= Kiri Davis =

American film director

Kiri Laurelle Davis is an American filmmaker based in New York City. Her first documentary, A Girl Like Me (2005), made while enrolled at Reel Works Teen Filmmaking, received significant news coverage.

Kiri Davis' mother, an education consultant, raised her daughter to be proud of her African-American heritage. After completing her high school education two years after making her award-winning documentary, Davis was due to matriculate at Howard University, a historically black university in Washington DC for the fall 2007 semester.

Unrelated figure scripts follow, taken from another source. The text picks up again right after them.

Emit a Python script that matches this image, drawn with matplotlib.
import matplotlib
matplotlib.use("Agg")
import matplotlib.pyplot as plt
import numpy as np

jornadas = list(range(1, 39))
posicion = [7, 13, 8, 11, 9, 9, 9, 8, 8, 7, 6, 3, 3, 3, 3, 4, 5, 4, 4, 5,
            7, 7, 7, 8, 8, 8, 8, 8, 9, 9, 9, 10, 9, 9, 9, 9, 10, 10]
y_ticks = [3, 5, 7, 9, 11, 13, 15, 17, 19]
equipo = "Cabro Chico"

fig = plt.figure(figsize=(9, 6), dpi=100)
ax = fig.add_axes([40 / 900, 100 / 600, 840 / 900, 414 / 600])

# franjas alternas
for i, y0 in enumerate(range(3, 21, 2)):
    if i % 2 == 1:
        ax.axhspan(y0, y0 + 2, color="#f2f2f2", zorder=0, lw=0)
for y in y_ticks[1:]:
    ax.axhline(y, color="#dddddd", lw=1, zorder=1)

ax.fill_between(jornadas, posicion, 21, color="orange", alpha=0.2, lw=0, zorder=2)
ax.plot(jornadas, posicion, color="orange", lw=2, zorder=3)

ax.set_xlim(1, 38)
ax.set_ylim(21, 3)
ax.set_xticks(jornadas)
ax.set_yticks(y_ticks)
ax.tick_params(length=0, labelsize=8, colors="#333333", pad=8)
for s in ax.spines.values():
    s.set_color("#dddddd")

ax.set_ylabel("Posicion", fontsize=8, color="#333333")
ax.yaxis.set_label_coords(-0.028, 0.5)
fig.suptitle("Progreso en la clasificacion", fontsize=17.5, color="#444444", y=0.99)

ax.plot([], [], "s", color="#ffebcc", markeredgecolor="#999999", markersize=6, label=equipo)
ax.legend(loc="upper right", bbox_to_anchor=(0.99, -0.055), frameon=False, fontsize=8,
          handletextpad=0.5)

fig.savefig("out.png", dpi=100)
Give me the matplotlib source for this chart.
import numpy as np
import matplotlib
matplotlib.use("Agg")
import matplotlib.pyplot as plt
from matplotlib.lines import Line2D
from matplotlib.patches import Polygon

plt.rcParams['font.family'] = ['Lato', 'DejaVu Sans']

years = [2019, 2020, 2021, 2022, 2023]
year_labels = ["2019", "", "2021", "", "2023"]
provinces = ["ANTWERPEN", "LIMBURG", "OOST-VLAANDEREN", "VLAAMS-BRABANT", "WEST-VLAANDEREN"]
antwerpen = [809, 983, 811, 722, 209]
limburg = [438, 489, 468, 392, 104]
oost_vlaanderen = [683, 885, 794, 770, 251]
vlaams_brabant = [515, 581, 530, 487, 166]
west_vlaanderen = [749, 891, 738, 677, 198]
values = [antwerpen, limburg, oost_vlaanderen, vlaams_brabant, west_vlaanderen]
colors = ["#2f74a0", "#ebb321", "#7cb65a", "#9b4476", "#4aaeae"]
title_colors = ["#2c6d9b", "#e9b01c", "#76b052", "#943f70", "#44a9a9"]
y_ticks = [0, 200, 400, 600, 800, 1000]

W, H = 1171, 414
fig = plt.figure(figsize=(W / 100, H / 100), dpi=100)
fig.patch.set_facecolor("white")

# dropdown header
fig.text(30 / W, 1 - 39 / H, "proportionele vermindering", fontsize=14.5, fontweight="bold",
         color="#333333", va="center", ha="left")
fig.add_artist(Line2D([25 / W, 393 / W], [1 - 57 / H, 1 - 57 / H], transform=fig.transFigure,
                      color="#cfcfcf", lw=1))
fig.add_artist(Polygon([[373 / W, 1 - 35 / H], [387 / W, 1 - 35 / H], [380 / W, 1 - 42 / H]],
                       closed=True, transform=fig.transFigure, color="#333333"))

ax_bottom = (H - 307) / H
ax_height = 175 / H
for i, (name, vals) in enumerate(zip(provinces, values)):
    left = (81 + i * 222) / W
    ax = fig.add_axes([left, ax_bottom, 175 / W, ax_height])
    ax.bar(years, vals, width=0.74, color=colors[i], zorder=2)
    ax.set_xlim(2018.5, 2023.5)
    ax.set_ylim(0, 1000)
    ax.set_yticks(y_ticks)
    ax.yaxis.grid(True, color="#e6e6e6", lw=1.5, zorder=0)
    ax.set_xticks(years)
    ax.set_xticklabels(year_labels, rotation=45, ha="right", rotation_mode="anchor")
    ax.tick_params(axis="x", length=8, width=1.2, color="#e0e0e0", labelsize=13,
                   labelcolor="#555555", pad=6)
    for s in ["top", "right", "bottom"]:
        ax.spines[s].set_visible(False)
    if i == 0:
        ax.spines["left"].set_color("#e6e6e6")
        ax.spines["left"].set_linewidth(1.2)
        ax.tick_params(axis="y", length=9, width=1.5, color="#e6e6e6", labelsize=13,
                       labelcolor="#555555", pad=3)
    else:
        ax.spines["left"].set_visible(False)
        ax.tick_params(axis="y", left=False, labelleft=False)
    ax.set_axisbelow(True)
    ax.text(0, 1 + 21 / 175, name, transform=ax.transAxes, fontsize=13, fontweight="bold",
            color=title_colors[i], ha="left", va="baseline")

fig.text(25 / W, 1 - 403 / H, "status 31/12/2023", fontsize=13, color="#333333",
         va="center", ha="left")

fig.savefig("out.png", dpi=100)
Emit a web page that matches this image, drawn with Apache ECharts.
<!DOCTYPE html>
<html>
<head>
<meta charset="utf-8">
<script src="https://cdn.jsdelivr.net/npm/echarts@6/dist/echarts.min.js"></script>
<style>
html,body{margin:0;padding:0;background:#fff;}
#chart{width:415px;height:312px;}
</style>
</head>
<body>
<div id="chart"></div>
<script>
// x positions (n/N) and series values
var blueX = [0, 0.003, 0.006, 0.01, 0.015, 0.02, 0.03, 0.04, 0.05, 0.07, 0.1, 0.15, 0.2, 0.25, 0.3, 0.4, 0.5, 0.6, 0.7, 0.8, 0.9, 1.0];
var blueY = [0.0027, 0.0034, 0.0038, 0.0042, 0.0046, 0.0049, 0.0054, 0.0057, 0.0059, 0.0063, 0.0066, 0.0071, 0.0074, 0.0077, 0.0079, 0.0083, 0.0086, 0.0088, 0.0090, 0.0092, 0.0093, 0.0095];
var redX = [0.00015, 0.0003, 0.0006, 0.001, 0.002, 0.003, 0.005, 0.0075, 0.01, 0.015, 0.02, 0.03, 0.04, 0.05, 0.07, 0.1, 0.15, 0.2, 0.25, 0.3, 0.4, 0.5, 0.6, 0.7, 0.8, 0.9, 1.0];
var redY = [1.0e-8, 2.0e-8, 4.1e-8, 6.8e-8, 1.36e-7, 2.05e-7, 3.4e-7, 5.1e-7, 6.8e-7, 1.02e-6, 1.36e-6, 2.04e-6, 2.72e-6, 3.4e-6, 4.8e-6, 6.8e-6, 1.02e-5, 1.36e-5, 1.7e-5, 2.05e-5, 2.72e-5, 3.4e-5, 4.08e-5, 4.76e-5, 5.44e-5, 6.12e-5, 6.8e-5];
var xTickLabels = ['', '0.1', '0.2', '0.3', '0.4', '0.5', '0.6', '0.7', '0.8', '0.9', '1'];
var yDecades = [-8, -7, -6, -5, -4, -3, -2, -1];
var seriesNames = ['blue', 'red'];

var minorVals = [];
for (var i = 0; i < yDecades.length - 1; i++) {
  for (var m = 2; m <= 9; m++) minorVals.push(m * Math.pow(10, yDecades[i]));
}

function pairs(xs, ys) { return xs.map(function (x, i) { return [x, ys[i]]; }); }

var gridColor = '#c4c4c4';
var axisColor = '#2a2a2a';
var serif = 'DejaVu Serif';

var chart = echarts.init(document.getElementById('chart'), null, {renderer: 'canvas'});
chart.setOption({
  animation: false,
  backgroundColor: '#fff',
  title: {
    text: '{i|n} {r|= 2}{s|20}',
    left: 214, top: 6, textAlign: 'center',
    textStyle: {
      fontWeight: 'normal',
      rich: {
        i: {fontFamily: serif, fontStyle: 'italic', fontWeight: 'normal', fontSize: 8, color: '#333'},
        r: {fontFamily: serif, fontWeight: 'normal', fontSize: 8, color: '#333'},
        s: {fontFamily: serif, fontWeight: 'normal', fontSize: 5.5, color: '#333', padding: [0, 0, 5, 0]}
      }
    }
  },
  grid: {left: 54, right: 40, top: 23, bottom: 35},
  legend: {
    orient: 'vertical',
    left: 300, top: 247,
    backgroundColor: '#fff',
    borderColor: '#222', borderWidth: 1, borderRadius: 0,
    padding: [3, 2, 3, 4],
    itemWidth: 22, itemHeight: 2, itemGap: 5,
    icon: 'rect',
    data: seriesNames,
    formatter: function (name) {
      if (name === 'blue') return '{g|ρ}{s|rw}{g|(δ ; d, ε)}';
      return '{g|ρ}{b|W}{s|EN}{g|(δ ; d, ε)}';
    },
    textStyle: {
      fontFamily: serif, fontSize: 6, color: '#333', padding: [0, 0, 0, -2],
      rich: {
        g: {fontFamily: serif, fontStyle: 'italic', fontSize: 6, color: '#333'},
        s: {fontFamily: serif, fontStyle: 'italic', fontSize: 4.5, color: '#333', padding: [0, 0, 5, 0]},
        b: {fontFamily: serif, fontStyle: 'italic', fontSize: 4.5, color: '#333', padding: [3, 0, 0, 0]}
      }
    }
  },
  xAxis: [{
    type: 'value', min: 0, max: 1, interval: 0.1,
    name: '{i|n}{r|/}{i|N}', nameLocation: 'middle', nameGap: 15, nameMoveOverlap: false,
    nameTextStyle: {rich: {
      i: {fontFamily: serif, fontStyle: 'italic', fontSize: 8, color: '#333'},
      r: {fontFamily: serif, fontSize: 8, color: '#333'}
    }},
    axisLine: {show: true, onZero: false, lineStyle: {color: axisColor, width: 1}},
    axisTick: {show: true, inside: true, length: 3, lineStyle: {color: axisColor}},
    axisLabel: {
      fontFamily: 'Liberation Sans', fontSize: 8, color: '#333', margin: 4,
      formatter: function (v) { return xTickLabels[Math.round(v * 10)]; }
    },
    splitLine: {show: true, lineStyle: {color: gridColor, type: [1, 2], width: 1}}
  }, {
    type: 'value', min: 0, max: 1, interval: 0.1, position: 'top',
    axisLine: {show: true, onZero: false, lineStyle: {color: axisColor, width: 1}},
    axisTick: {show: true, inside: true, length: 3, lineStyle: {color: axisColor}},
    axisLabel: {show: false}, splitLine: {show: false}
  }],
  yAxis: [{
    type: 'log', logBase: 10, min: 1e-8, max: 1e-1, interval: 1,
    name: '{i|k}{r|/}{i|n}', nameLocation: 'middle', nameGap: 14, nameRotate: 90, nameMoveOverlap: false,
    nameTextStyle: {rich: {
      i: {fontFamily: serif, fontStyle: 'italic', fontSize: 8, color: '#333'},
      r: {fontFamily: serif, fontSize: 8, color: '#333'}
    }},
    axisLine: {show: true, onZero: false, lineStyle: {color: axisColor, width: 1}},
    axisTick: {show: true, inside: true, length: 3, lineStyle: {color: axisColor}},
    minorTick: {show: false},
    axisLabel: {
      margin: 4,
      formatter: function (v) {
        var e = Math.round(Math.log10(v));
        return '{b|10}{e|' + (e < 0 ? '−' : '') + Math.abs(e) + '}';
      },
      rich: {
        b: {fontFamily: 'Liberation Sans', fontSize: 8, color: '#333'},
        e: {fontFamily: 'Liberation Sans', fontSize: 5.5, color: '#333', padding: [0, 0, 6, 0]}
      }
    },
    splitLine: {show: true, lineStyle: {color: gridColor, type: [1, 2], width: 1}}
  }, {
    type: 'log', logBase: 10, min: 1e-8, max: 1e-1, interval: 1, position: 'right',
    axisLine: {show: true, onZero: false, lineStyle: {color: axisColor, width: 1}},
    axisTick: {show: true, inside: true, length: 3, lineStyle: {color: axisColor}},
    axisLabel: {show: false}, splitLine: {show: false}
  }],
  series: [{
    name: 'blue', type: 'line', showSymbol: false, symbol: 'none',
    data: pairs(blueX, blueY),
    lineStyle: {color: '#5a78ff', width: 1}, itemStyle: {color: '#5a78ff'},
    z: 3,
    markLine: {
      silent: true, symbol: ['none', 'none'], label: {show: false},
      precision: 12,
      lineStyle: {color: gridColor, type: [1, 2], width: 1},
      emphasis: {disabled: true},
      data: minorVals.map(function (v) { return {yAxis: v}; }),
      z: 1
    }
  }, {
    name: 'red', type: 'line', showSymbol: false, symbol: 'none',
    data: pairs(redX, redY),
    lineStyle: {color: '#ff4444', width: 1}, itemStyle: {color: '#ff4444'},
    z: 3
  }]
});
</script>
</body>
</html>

When aged just 16 and a student at the Urban Academy, Davis became interested in Brown v. Board of Education, and also Kenneth and Mamie Clark's groundbreaking study of color preferences among young black children. She repeated the Clark study and asked children to choose between two dolls: a light-skinned one and a dark-skinned one. Fifteen out of the twenty-one children preferred the lighter-skinned doll when asked to pick "the nice doll." The documentary that resulted includes selections from her repeat study and interviews with friends who talk about the importance of color, hair quality, and facial features for young black women today in the United States.

==Screenings==
- Tribeca Film Festival
- The 6th Annual Media That Matters.
- Silverdocs: AFI/Discovery Channel Documentary Festival
- HBO

==Awards==
- Winner of The Diversity Award at the 6th Annual Media That Matters film festival

==Film appearances==
Davis discusses A Girl Like Me in the 2008 film The Black Candle, directed by M. K. Asante Jr. and narrated by Maya Angelou.